====== DATA SECTION

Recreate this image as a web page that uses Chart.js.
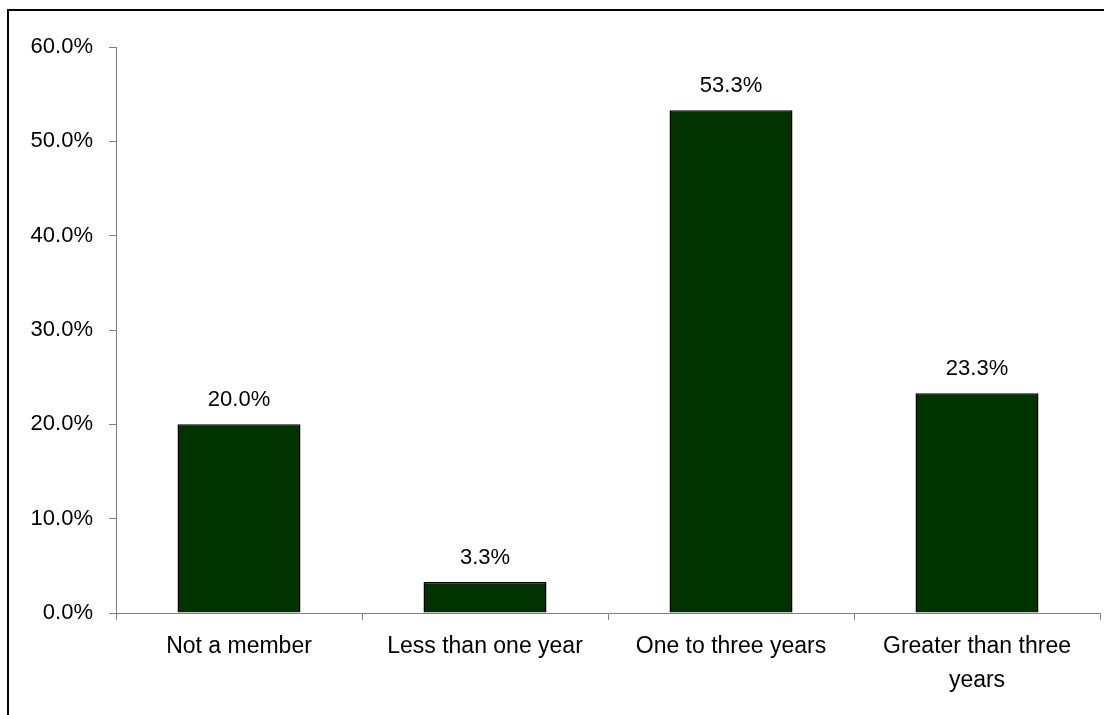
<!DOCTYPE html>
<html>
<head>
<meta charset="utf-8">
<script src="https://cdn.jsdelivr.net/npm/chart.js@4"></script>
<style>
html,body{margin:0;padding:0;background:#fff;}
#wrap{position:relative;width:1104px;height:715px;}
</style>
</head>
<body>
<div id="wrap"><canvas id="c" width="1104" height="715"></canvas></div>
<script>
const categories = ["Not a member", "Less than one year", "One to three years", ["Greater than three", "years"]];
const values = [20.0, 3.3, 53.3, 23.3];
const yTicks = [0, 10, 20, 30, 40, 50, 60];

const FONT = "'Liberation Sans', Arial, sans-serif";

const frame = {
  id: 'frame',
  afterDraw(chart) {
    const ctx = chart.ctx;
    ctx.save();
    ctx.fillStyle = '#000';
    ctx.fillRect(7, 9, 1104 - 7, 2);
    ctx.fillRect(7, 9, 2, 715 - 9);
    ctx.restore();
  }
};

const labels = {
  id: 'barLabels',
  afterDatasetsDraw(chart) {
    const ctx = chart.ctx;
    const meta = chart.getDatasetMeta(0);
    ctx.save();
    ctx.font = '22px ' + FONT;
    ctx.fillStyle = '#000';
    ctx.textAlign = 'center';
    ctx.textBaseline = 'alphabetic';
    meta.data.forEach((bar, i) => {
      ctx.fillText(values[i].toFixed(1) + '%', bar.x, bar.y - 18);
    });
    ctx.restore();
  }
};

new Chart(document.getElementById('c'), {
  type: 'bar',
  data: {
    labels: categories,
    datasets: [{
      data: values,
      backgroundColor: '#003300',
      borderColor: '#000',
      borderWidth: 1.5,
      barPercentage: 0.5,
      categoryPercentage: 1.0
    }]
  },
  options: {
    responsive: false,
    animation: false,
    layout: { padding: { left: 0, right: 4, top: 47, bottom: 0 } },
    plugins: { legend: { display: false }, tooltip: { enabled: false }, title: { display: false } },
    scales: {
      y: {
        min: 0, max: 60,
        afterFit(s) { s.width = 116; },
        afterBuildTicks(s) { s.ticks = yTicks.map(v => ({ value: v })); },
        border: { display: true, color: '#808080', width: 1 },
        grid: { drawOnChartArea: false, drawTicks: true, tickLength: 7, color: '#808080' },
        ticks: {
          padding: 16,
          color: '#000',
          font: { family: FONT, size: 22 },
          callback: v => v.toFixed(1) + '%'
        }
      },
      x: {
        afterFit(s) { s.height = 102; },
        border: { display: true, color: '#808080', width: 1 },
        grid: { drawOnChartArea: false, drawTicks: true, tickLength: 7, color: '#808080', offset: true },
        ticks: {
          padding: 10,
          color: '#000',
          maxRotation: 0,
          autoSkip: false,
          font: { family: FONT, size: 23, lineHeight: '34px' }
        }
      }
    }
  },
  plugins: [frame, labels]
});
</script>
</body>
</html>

============
====== DATA SECTION

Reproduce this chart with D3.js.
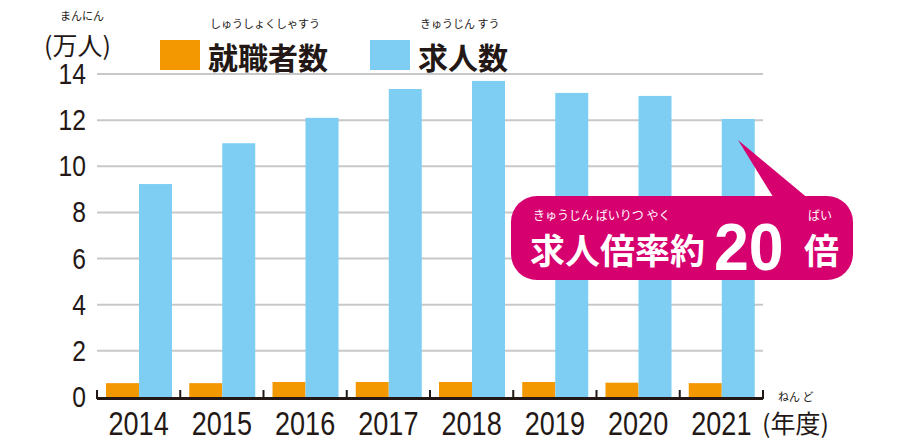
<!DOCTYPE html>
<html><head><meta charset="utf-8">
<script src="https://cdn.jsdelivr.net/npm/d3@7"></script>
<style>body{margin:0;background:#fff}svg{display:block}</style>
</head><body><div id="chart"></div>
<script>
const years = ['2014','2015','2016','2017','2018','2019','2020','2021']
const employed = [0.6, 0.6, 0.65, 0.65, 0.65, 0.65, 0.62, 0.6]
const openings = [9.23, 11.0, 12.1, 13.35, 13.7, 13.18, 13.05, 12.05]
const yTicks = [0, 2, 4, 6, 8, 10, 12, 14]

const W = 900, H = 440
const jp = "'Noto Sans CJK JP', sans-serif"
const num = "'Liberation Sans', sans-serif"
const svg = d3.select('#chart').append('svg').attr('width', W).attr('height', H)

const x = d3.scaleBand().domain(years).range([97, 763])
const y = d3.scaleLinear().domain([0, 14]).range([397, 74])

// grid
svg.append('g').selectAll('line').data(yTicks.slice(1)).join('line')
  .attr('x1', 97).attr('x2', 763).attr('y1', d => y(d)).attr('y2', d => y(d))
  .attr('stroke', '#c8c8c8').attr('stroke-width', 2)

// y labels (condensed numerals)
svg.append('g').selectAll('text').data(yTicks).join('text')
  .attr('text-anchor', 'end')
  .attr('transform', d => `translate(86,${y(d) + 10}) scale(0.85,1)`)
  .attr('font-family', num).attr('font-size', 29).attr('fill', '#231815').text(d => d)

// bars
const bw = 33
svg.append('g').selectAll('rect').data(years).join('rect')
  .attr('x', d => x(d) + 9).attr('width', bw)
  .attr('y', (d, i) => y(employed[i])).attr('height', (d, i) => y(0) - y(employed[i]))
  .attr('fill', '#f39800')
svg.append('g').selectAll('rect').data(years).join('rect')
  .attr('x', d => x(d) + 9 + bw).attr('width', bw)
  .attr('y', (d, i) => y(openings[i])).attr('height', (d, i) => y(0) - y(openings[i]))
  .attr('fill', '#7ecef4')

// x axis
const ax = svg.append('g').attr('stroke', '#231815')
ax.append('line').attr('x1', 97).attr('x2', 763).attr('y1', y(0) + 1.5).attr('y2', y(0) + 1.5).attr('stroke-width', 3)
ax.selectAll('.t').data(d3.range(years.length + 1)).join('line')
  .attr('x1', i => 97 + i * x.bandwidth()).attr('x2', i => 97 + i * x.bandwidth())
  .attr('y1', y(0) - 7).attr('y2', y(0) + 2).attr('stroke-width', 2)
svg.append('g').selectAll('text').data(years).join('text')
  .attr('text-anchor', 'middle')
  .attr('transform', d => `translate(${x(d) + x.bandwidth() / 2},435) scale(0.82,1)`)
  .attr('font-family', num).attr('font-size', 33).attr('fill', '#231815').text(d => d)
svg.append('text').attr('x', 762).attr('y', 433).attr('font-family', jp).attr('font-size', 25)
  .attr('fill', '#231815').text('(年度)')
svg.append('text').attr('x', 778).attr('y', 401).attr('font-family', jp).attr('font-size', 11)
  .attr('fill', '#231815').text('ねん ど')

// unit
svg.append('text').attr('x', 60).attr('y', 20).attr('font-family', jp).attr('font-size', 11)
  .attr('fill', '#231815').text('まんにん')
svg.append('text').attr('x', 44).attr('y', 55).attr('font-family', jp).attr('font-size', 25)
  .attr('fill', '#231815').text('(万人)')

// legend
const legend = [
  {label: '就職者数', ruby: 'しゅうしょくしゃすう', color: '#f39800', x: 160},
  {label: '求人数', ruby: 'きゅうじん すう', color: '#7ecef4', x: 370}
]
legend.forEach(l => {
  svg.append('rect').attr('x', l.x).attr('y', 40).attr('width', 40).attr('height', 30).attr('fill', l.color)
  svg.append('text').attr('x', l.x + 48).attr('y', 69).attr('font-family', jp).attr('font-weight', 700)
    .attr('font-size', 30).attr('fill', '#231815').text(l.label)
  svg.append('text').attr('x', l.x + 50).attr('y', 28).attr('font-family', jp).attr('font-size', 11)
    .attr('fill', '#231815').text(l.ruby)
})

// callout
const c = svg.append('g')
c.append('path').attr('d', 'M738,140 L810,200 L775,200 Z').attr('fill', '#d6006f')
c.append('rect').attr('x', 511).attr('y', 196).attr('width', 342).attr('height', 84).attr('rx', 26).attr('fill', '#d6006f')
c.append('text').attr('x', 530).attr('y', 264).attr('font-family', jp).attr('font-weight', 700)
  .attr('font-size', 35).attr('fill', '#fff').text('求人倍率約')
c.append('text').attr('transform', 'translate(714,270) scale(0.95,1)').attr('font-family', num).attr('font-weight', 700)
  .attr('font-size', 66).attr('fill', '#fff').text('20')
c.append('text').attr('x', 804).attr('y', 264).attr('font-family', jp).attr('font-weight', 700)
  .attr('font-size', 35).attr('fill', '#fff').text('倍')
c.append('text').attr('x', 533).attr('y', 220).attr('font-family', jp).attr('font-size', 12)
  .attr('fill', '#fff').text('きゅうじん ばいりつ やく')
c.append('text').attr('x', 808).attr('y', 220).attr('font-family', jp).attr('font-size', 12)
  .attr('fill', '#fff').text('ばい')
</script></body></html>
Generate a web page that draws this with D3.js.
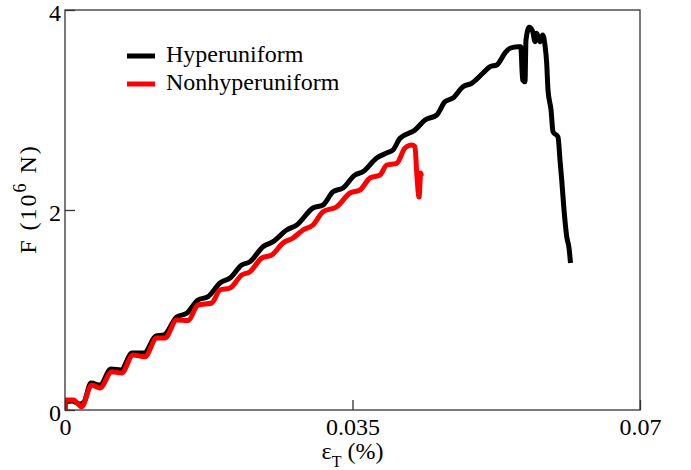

============

WRITTEN PROBLEM. Gather every line containing the word "with" and copy it.

TASK ANSWER.
Reproduce this chart with D3.js.
Generate a web page that draws this with D3.js.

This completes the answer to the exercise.